This case involved a charge of fishing for crab during a closed time. The accused ran a defence based upon evidence that he had been unable to retrieve his crab traps prior to the end of the season because of bad weather. He gave evidence that he contacted someone named "Tony" at the St. John’s office who advised that "they were allowed ‘as in previous years’ , to remove their pots from the water and could keep the crabs that were removed. Notwithstanding the fact that he disbelieved this evidence, the trial judge applied the R. v. S.(W.D.) (1994), 119 D.L.R. (4th) 464 (SCC) test and acquitted because "it’s possible that it’s true".
Upon summary conviction appeal, the appeal court found that the court erred in applying the R. v. S.(W.D.) to the question of whether or not the accused exercised due diligence to avoid committing the defence. Accordingly, it set aside the acquittal and entered a conviction.
Editor’s note: S. 25(3) of the Fisheries Act provides that:
A fishery officer may permit fishing gear or apparatus to remain in the water . . . after the . . . close time for any period the fishery officer considers necessary to permit the removal of the gear or apparatus.

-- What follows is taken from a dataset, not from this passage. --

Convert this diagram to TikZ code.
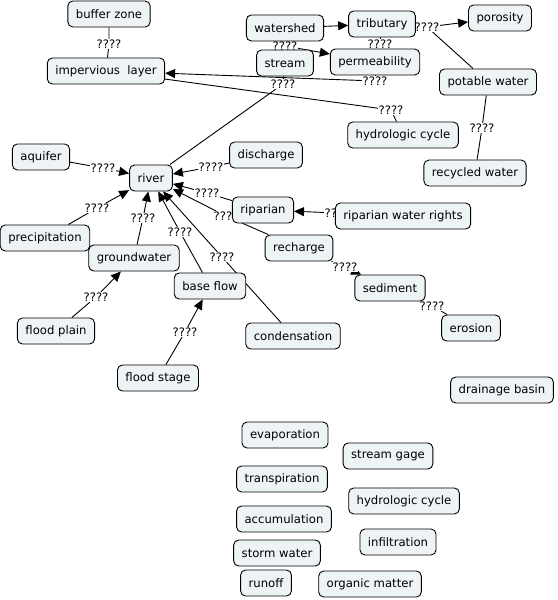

Based upon this section, if permission was was actually given to have gear remain in the water, then it could be argued that the actus reus of the offence of fishing during a closed time did not occur as the close time was effectively extended under s. 25(3). If so, the trial judge was correct in applying the W.D. test instead of the proof on a balance of probabilities under the second branch of the Saulte St. Marie test. Unfortunately the oral reasons appear to be have been rather fragmented and in any event were not produced in their entirety in the judgment.